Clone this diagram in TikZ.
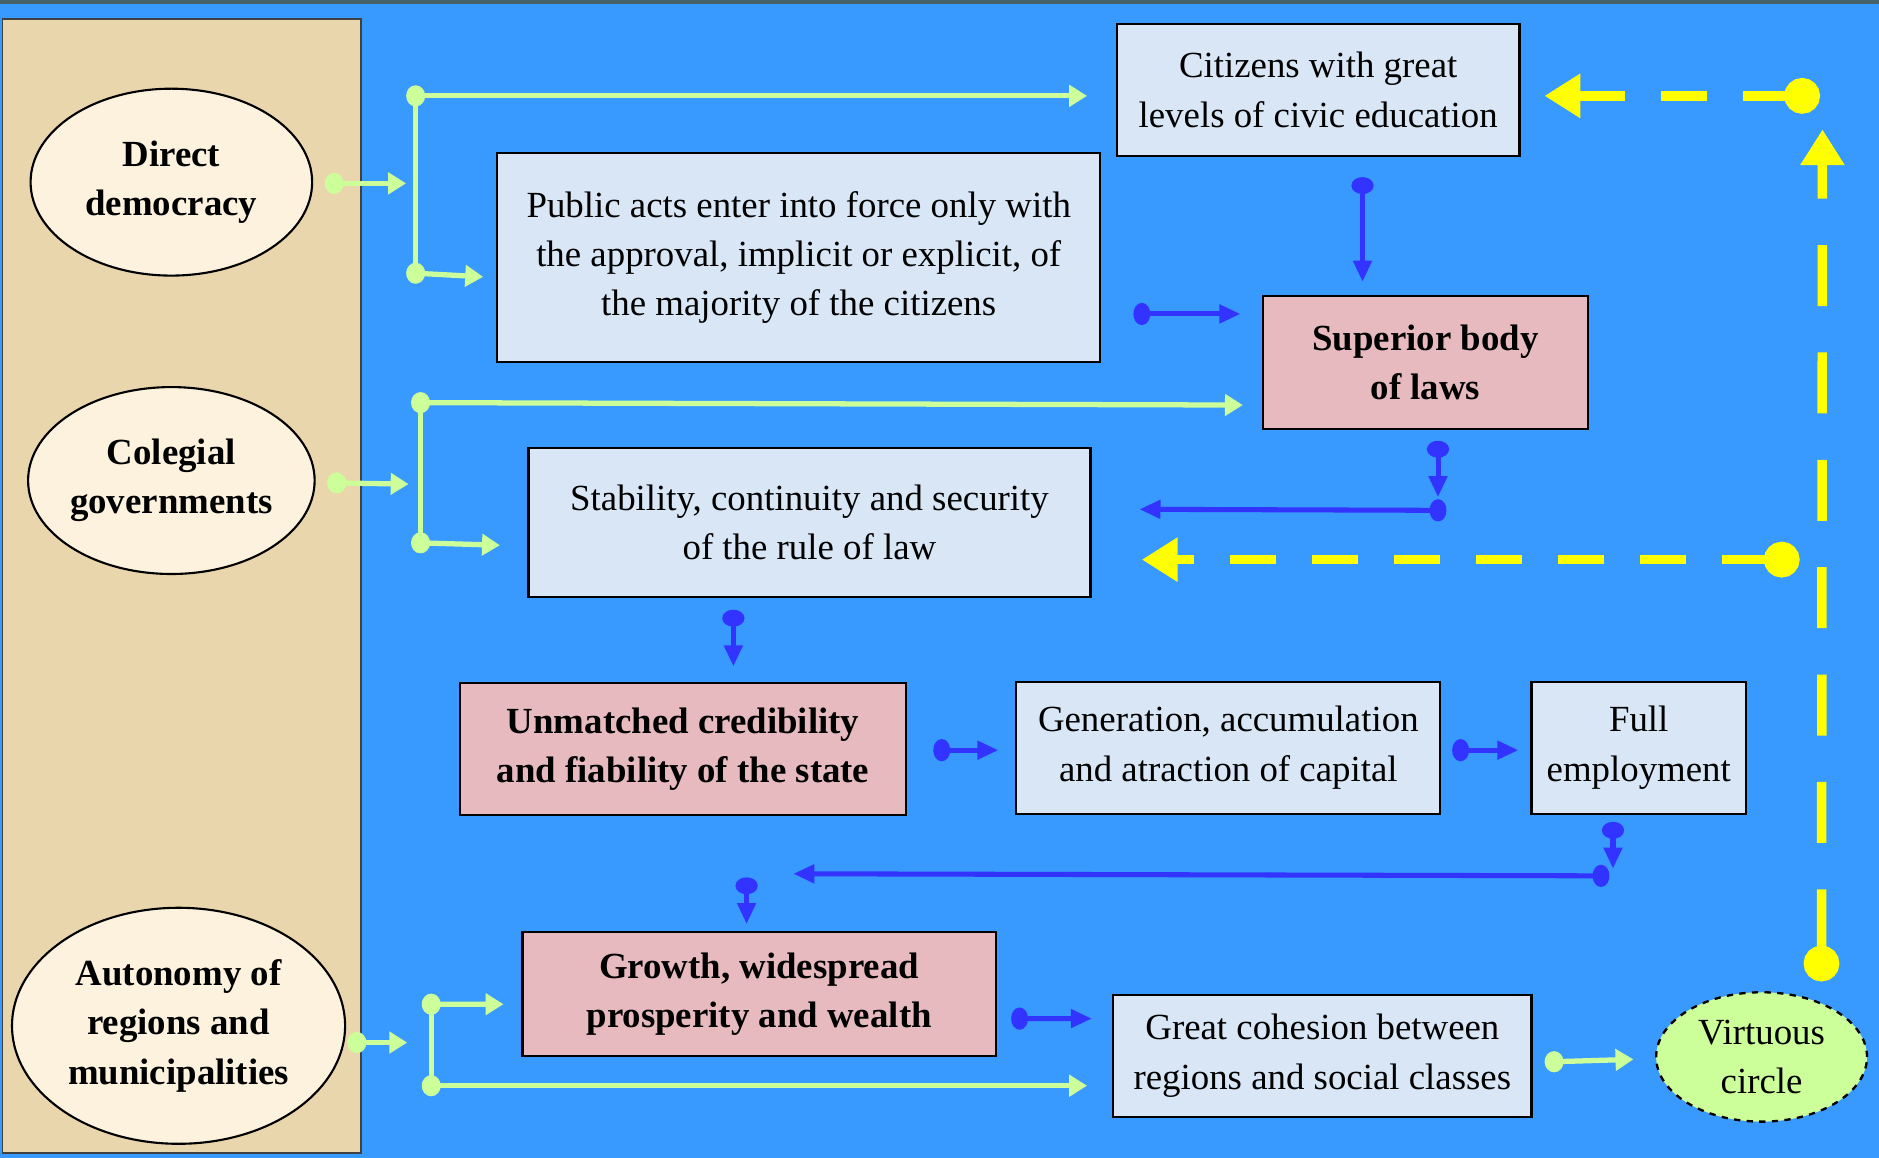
\documentclass[tikz,border=0pt]{standalone}
\usepackage{fontspec}
\setmainfont{Liberation Serif}
\usetikzlibrary{arrows.meta,shapes.geometric,calc}
\definecolor{sky}{RGB}{56,153,255}
\definecolor{rim}{RGB}{72,98,108}
\definecolor{sand}{RGB}{234,214,172}
\definecolor{cream}{RGB}{252,242,221}
\definecolor{icebox}{RGB}{216,230,246}
\definecolor{rosebox}{RGB}{230,186,190}
\definecolor{lime}{RGB}{204,255,153}
\definecolor{ink}{RGB}{51,51,255}
\definecolor{sun}{RGB}{255,255,0}
\newcommand\dfont{\fontsize{17.5}{23.4}\selectfont}
\tikzset{
  lbox/.style={draw=black, line width=1pt, fill=icebox, align=center, inner sep=0pt, font=\dfont},
  pbox/.style={lbox, fill=rosebox, font=\dfont\bfseries},
  oval/.style={ellipse, draw=black, line width=1pt, fill=cream, align=center, inner sep=0pt, font=\dfont\bfseries},
  gline/.style={draw=lime, line width=2.5pt},
  glink/.style={gline, shorten <=-4.5pt, {Circle[length=9pt,width=10pt]}-{Triangle[length=8.5pt,width=10pt]}},
  blink/.style={draw=ink, line width=2.4pt, shorten <=-4pt, {Circle[length=8pt,width=10.5pt]}-{Triangle[length=10pt,width=8.5pt]}},
  ylink/.style={draw=sun, line width=4.5pt, shorten <=-8.5pt, {Circle[length=17pt]}-{Triangle[length=17pt,width=20pt]}}
}
\begin{document}
\begin{tikzpicture}[x=0.02cm, y=-0.02cm]
  \useasboundingbox (0,0) rectangle (1568,966);
  \fill[sky] (0,0) rectangle (1568,966);
  \fill[rim] (0,0) rectangle (1568,3);
  \filldraw[fill=sand, draw=black!75, line width=0.8pt] (2,16) rectangle (301,962);

  \node[oval, minimum width=4.7cm, minimum height=3.12cm] (dd) at (143,152) {Direct\\democracy};
  \node[oval, minimum width=4.7cm, minimum height=3.12cm] (cg) at (143,401) {Colegial\\governments};
  \node[oval, minimum width=5.56cm, minimum height=3.94cm] (aut) at (149,856) {Autonomy of\\regions and\\municipalities};

  \node[lbox, minimum width=6.72cm, minimum height=2.2cm] (cit) at (1100,75) {Citizens with great\\levels of civic education};
  \node[lbox, minimum width=10.06cm, minimum height=3.48cm] (pub) at (666.5,215) {Public acts enter into force only with\\the approval, implicit or explicit, of\\the majority of the citizens};
  \node[pbox, minimum width=5.42cm, minimum height=2.22cm] (sup) at (1189.5,302.5) {Superior body\\of laws};
  \node[lbox, minimum width=9.38cm, minimum height=2.48cm] (stab) at (675.5,436) {Stability, continuity and security\\of the rule of law};
  \node[pbox, minimum width=7.44cm, minimum height=2.2cm] (unm) at (570,625) {Unmatched credibility\\and fiability of the state};
  \node[lbox, minimum width=7.08cm, minimum height=2.2cm] (gen) at (1025,624) {Generation, accumulation\\and atraction of capital};
  \node[lbox, minimum width=3.58cm, minimum height=2.2cm] (full) at (1367.5,624) {Full\\employment};
  \node[pbox, minimum width=7.9cm, minimum height=2.06cm] (grow) at (633.5,829.5) {Growth, widespread\\prosperity and wealth};
  \node[lbox, minimum width=6.98cm, minimum height=2.04cm] (coh) at (1103.5,881) {Great cohesion between\\regions and social classes};
  \node[ellipse, draw=black, dashed, line width=1.1pt, fill=lime, align=center, inner sep=0pt, font=\dfont,
        minimum width=3.52cm, minimum height=2.16cm] (vir) at (1470,882) {Virtuous\\circle};

  \coordinate (j1t) at ($(dd.east)+(85.5,-72)$);
  \coordinate (j1b) at ($(dd.east)+(85.5,76)$);
  \coordinate (j2t) at ($(cg.east)+(87.5,-65)$);
  \coordinate (j2b) at ($(cg.east)+(87.5,52)$);
  \coordinate (j3t) at ($(aut.east)+(71,-18)$);
  \coordinate (j3b) at ($(aut.east)+(71,50)$);

  \draw[glink] ($(dd.east)+(17.5,1)$) -- ($(dd.east)+(77.5,1)$);
  \draw[gline] (j1t) -- (j1b);
  \draw[glink] (j1t) -- ($(cit.west)+(-24,5)$);
  \draw[glink] (j1b) -- ($(pub.west)+(-11,16)$);
  \draw[glink] ($(cg.east)+(17.5,2)$) -- ($(cg.east)+(77.5,3)$);
  \draw[gline] (j2t) -- (j2b);
  \draw[glink] (j2t) -- ($(sup.west)+(-16,35.5)$);
  \draw[glink] (j2b) -- ($(stab.west)+(-23,19)$);
  \draw[glink] ($(aut.east)+(9,14)$) -- ($(aut.east)+(51,14)$);
  \draw[gline] (j3t) -- (j3b);
  \draw[glink] (j3t) -- ($(grow.west)+(-15,8.5)$);
  \draw[glink] (j3b) -- ($(coh.west)+(-21,25)$);
  \draw[glink] ($(coh.east)+(18,5)$) -- ($(vir.west)+(-18,2)$);

  \draw[blink] ($(cit.south)+(37,24)$) -- ($(sup.north)+(-52.5,-11)$);
  \draw[blink] ($(pub.east)+(34,47)$) -- ($(sup.west)+(-18,-40.5)$);
  \draw[blink] ($(sup.south)+(10.5,16)$) -- ($(sup.south)+(10.5,56)$);
  \draw[blink] ($(sup.south)+(10.5,67)$) -- ($(stab.east)+(40,-11)$);
  \draw[blink] ($(stab.south)+(-63.5,17)$) -- ($(unm.north)+(42,-13)$);
  \draw[blink] ($(unm.east)+(29,1)$) -- ($(gen.west)+(-14,2)$);
  \draw[blink] ($(gen.east)+(16,2)$) -- ($(full.west)+(-10,2)$);
  \draw[blink] ($(full.south)+(-21.5,13)$) -- ($(full.south)+(-21.5,45)$);
  \draw[blink] ($(full.south)+(-31.5,51)$) -- ($(grow.north)+(28.5,-48)$);
  \draw[blink] ($(grow.north)+(-10.5,-38)$) -- ($(grow.north)+(-10.5,-6)$);
  \draw[blink] ($(grow.east)+(19,20.5)$) -- ($(coh.west)+(-17,-31)$);

  \draw[ylink, dash pattern=on 29pt off 22pt] ($(vir.north)+(50,-23)$) -- ($(cit.east)+(252,33)$);
  \draw[ylink, dash pattern=on 22pt off 17pt] ($(cit.east)+(235,5)$) -- ($(cit.east)+(20,5)$);
  \draw[ylink, dash pattern=on 22pt off 17pt] ($(stab.east)+(576,31)$) -- ($(stab.east)+(42,31)$);
\end{tikzpicture}
\end{document}
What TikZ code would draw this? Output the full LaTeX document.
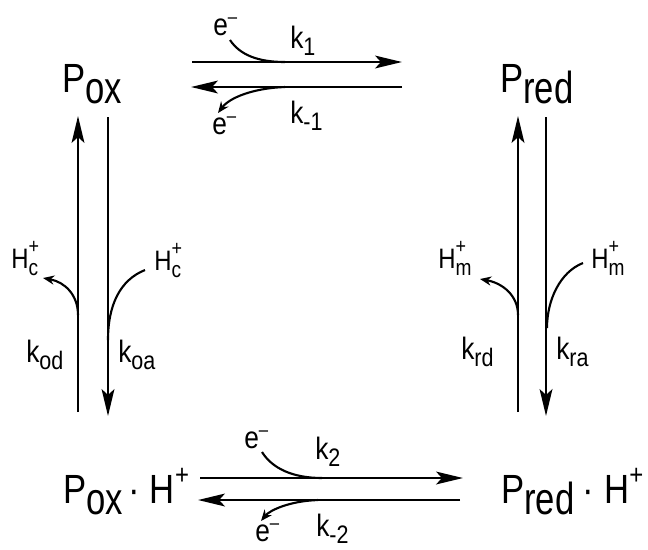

☆ ☆ ☆ ☆ ☆

- Written instruction: Look through the records and gather each line with the word "this".

- Written reply:
Clone this diagram in TikZ.
What TikZ code would draw this? Output the full LaTeX document.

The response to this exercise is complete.